-- start --

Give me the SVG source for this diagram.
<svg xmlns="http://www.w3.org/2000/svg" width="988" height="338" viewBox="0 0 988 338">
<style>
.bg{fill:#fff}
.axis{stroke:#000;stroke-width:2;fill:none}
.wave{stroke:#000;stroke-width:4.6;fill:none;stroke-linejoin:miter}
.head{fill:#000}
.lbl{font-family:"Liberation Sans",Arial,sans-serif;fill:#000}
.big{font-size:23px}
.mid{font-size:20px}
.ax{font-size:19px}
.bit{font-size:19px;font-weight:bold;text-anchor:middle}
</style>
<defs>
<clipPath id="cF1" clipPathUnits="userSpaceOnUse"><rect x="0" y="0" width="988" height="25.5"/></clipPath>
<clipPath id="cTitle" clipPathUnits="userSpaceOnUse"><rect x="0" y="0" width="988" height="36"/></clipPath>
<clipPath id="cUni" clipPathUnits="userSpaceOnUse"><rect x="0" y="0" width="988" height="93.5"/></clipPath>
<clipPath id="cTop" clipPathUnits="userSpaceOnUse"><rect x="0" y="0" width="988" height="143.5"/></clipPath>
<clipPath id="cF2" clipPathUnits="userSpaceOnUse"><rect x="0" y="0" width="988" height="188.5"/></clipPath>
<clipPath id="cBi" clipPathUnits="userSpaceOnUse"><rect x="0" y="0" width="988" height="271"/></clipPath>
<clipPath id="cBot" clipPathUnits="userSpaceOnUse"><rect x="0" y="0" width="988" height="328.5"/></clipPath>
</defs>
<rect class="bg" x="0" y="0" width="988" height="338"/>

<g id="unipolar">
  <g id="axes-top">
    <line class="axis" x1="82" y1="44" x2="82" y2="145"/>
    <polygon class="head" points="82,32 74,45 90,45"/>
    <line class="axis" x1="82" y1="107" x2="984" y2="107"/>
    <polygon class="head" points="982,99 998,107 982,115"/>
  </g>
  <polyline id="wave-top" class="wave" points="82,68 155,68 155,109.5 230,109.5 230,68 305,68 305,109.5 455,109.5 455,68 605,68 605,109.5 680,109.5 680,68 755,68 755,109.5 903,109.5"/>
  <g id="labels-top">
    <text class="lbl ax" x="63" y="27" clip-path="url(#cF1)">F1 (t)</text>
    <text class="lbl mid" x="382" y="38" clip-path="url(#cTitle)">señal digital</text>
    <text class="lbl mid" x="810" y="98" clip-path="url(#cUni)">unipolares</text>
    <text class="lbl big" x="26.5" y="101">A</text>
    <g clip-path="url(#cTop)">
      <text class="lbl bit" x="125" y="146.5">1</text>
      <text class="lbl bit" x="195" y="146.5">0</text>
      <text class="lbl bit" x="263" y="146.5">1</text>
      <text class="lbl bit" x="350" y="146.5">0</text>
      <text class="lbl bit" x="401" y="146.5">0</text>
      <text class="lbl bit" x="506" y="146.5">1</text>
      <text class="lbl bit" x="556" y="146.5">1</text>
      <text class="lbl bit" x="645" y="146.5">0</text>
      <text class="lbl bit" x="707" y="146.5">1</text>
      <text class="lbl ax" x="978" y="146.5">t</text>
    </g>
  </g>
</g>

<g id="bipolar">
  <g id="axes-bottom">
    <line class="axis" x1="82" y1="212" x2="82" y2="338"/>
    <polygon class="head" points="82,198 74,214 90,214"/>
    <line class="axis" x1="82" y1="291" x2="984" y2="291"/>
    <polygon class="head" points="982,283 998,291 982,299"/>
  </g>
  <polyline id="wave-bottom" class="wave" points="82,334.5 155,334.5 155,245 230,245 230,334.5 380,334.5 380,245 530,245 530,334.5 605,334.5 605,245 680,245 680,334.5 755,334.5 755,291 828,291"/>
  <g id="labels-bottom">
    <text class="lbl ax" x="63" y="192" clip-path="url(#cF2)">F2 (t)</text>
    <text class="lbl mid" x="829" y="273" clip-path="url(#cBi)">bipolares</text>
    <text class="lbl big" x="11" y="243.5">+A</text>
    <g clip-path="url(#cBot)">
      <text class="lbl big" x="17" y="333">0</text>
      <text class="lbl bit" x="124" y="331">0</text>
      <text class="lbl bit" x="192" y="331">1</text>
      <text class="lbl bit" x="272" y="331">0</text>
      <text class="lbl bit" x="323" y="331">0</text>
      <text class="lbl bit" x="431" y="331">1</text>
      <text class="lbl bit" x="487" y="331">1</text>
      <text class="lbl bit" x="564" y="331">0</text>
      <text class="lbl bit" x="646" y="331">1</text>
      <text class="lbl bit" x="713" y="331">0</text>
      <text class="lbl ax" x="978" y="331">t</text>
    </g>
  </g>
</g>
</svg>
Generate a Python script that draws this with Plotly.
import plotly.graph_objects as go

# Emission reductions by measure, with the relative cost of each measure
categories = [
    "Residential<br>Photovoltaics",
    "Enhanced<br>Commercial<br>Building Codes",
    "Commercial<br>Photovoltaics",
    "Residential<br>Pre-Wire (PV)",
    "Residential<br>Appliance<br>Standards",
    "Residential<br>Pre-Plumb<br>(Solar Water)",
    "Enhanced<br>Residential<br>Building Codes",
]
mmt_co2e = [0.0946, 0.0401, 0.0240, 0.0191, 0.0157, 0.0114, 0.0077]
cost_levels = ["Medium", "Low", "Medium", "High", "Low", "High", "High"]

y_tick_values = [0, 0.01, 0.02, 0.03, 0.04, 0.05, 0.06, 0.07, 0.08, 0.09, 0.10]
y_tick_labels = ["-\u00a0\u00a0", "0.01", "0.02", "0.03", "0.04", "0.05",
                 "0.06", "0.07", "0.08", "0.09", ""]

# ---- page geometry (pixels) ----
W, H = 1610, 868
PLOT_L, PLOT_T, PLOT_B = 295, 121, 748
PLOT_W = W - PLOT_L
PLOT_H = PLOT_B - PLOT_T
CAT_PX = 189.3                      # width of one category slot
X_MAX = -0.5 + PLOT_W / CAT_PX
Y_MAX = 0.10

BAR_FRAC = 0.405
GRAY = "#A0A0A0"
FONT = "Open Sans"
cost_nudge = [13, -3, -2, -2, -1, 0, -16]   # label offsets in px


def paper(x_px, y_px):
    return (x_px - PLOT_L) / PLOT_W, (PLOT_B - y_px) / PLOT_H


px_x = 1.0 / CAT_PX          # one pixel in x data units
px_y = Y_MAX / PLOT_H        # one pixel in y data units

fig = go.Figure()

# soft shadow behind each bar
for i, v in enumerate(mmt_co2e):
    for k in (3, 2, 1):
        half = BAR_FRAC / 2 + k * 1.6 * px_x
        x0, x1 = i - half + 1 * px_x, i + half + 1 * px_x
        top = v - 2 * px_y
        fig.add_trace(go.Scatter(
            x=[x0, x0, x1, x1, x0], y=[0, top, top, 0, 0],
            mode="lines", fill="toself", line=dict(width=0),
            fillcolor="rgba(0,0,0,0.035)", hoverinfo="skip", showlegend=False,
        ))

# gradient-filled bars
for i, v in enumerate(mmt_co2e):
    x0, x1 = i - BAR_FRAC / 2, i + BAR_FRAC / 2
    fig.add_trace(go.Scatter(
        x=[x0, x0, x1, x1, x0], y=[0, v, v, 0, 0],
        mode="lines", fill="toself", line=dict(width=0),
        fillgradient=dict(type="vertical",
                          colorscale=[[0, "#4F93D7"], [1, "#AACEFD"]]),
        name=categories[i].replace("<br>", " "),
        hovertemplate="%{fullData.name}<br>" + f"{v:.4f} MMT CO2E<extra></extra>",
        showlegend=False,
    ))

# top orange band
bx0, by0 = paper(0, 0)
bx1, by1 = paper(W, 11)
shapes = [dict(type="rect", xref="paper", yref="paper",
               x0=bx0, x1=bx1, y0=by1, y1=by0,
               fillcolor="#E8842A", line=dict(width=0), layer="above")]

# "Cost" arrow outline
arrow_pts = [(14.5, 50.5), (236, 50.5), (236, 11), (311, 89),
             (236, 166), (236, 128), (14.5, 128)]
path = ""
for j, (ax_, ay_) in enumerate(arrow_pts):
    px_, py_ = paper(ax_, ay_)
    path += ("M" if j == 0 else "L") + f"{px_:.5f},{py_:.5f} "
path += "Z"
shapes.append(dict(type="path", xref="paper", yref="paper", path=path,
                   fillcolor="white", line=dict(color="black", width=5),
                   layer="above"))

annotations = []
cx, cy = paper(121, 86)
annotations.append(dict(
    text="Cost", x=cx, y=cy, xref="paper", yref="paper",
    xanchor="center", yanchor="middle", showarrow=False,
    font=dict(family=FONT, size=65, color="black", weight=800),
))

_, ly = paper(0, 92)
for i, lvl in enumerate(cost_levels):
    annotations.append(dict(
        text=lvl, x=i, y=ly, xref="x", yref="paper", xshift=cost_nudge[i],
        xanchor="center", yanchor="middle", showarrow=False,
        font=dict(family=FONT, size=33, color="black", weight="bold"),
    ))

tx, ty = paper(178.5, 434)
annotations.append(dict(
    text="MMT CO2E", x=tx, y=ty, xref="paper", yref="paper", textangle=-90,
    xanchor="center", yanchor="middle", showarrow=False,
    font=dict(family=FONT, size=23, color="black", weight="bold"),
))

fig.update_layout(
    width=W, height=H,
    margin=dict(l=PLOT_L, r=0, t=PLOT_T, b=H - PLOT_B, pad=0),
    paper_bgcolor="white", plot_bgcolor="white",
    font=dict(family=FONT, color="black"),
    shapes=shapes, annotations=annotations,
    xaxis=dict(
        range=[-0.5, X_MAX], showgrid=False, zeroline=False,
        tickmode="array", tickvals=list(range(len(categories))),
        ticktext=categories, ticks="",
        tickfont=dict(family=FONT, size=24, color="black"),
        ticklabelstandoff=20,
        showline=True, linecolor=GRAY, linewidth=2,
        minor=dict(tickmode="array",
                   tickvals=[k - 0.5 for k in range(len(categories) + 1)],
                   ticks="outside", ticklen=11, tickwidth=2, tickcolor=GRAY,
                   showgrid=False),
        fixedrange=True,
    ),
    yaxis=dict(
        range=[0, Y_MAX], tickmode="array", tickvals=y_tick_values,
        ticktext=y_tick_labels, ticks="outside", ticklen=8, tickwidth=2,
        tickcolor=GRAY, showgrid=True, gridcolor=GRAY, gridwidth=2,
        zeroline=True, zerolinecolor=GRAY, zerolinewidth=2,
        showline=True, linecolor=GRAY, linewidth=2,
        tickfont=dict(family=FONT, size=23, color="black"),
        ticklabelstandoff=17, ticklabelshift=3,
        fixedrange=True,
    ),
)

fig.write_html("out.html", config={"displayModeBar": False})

-- end --

Short exercise =
In the listing above, locate the line containing "Generate a Python" and the line containing "import plotly.graph_objects as go", then transcribe both and every line between them verbatim.

The answer =
Generate a Python script that draws this with Plotly.
import plotly.graph_objects as go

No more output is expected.